UKRAINE NEEDS ECONOMIC REFORM AND A TRULY IMPARTIAL LEGAL SYSTEM

The economy of Ukraine is a mess. It’s income per head is only half that of Russia.

Yet it has a balance of payment deficit of 8% of GDP. In other words, even though it has a low standard of living, it is not earning enough to pay for what it consumes.

Its government also has a deficit of 8% of GDP. The Government  pays subsidies to its coal industry and subsidizes gas consumption. But its pension payments are in arrears and it has not the money to meet its immediate debt repayments. Tax collection is poor.

There has been substantial embezzlement of government funds, and public contracts have not been allocated to the lowest bidders.

These problems were there when the Mrs Timoshenko was in power, and were not tackled then.

They must be tackled now, or any aid the EU, the IMF or the US might give will simply go down a black hole. Any aid programme will involve tough conditions, which will further reduce living standards in the short term, and living standards are already low.

Much is made of the ethnic conflict between Russian speakers and Ukrainian speakers. This should be put in proportion. When Ukraine voted originally to leave the Soviet Union, the proposition got 90% support, so the pro independence voters included a lot of Russian speakers.  The issue should not be seen in Cold War terms, as a sort of “Russia versus the West” struggle.

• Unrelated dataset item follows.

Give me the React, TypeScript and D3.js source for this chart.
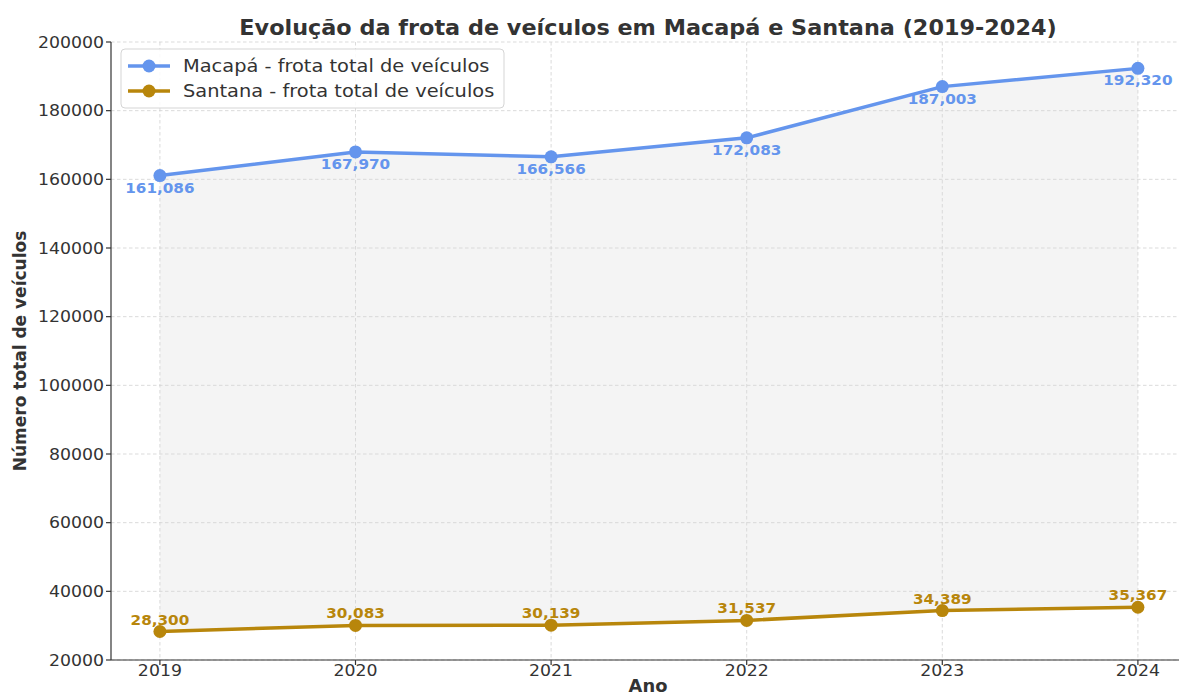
import React from "react";
import * as d3 from "d3";

const years = [2019, 2020, 2021, 2022, 2023, 2024];
const macapa = [161086, 167970, 166566, 172083, 187003, 192320];
const santana = [28300, 30083, 30139, 31537, 34389, 35367];
const yTicks = [20000, 40000, 60000, 80000, 100000, 120000, 140000, 160000, 180000, 200000];

const W = 1179;
const H = 697;
const FONT = "DejaVu Sans, sans-serif";
const BLUE = "#6495ED";
const GOLD = "#B8860B";
const TXT = "#333333";

function Txt(props: {
  x: number;
  y: number;
  sx?: number;
  anchor?: string;
  size: number;
  bold?: boolean;
  fill: string;
  dy?: string;
  children: React.ReactNode;
}) {
  const { x, y, sx = 1, anchor = "start", size, bold, fill, dy, children } = props;
  return (
    <g transform={`translate(${x},${y}) scale(${sx},1)`}>
      <text x={0} y={0} dy={dy} textAnchor={anchor as any} fontSize={size} fontWeight={bold ? "bold" : "normal"} fill={fill}>
        {children}
      </text>
    </g>
  );
}

export default function App() {
  const left = 111;
  const bottom = 660;
  const top = 42;
  const x = d3.scaleLinear().domain([2019 - 0.25, 2024 + 0.25]).range([left, left + (1138 - 160) * 5.5 / 5]);
  const y = d3.scaleLinear().domain([20000, 200000]).range([bottom, top]);
  const right = W;

  const lineGen = d3.line<number>().x((_, i) => x(years[i])).y((d) => y(d));
  const areaGen = d3
    .area<number>()
    .x((_, i) => x(years[i]))
    .y0((_, i) => y(santana[i]))
    .y1((d) => y(d));

  const fmt = d3.format(",");

  return (
    <svg width={W} height={H} style={{ position: "absolute", left: 0, top: 0, background: "#fff" }} fontFamily={FONT}>
      <rect x={0} y={0} width={W} height={H} fill="#fff" />
      {yTicks.map((t) => (
        <line key={"gy" + t} x1={left} x2={right} y1={y(t)} y2={y(t)} stroke="#d2d2d2" strokeWidth={0.8} strokeDasharray="3.5,2.5" />
      ))}
      {years.map((yr) => (
        <line key={"gx" + yr} x1={x(yr)} x2={x(yr)} y1={top} y2={bottom} stroke="#d2d2d2" strokeWidth={0.8} strokeDasharray="3.5,2.5" />
      ))}
      <path d={areaGen(macapa) || ""} fill="#d8d8d8" fillOpacity={0.27} />
      <path d={lineGen(macapa) || ""} fill="none" stroke={BLUE} strokeWidth={3.5} strokeLinejoin="round" />
      <path d={lineGen(santana) || ""} fill="none" stroke={GOLD} strokeWidth={3.5} strokeLinejoin="round" />
      {macapa.map((v, i) => (
        <circle key={"mc" + i} cx={x(years[i])} cy={y(v)} r={6.5} fill={BLUE} />
      ))}
      {santana.map((v, i) => (
        <circle key={"sc" + i} cx={x(years[i])} cy={y(v)} r={6.5} fill={GOLD} />
      ))}
      {macapa.map((v, i) => (
        <Txt key={"ml" + i} x={x(years[i])} y={y(v) + 17} sx={1.05} anchor="middle" size={14.5} bold fill={BLUE}>
          {fmt(v)}
        </Txt>
      ))}
      {santana.map((v, i) => (
        <Txt key={"sl" + i} x={x(years[i])} y={y(v) - 7} sx={1.05} anchor="middle" size={14.5} bold fill={GOLD}>
          {fmt(v)}
        </Txt>
      ))}
      <line x1={left} x2={left} y1={top} y2={bottom} stroke={TXT} strokeWidth={1.2} />
      <line x1={left} x2={right} y1={bottom} y2={bottom} stroke={TXT} strokeWidth={1.2} />
      {yTicks.map((t) => (
        <g key={"yt" + t}>
          <line x1={left - 5} x2={left} y1={y(t)} y2={y(t)} stroke={TXT} strokeWidth={1.2} />
          <Txt x={left - 7} y={y(t)} dy="0.35em" sx={1.05} anchor="end" size={16.5} fill={TXT}>
            {t}
          </Txt>
        </g>
      ))}
      {years.map((yr) => (
        <g key={"xt" + yr}>
          <line x1={x(yr)} x2={x(yr)} y1={bottom} y2={bottom + 5} stroke={TXT} strokeWidth={1.2} />
          <Txt x={x(yr)} y={676} sx={1.05} anchor="middle" size={16.5} fill={TXT}>
            {yr}
          </Txt>
        </g>
      ))}
      <Txt x={648} y={692} sx={1.05} anchor="middle" size={17} bold fill={TXT}>
        Ano
      </Txt>
      <text transform={`translate(26,${(top + bottom) / 2}) rotate(-90)`} textAnchor="middle" fontSize={17} fontWeight="bold" fill={TXT}>
        Número total de veículos
      </text>
      <Txt x={648} y={35} sx={1.09} anchor="middle" size={20.5} bold fill={TXT}>
        Evolução da frota de veículos em Macapá e Santana (2019-2024)
      </Txt>
      <g>
        <rect x={121} y={49} width={383} height={59} rx={4} fill="#fff" fillOpacity={0.85} stroke="#d5d5d5" strokeWidth={1} />
        <line x1={128} x2={170} y1={66} y2={66} stroke={BLUE} strokeWidth={3.5} />
        <circle cx={149} cy={66} r={6.5} fill={BLUE} />
        <Txt x={183} y={66} dy="0.35em" sx={1.06} size={18.3} fill={TXT}>
          Macapá - frota total de veículos
        </Txt>
        <line x1={128} x2={170} y1={91} y2={91} stroke={GOLD} strokeWidth={3.5} />
        <circle cx={149} cy={91} r={6.5} fill={GOLD} />
        <Txt x={183} y={91} dy="0.35em" sx={1.06} size={18.3} fill={TXT}>
          Santana - frota total de veículos
        </Txt>
      </g>
    </svg>
  );
}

I heard the new Ukrainian Prime Minister, Arseniy Yatsenyuk speak at a conference in Poland a few months ago.

He spoke out strongly for a truly independent Public Prosecutors office and an independent judiciary. He was against selective justice. He must live up to that now, and ensure that any prosecutions of members of the former regime are dictated solely by legally justifiable, and non political considerations, and that any law breaking by his own supporters is pursued with  similar vigour.

He also insisted that Russian should not be an official language of the country, alongside Ukrainian. Given that Russian is the first language of so many Ukrainian citizens, this seems to be an unproductive line to follow. Eastern Ukraine is Russian speaking, and the Crimea is predominantly ethnically Russian as well as Russian speaking.
It is also important to acknowledge that Russia may have some legitimate concerns of its own. For example, many Russians believe that Russian gas, transiting through Ukraine on the pipeline, is being stolen.

The  proposed  EU/Ukraine Association agreement is not a military alliance. Its value lies in the fact that  it will require Ukraine to overhaul its system of government in a way that will dramatically reduce corruption,  improve the rule of law, and improve growth prospects.  The Agreement does not prevent Ukraine  having a trade agreement with Russia, as well as with the EU.


There is no reason why the proposed EU/Ukraine Agreement should not benefit Russia too. A prosperous Ukraine will help the Russian economy, and  an unstable and impoverished Ukraine would be bad for ALL its neighbours.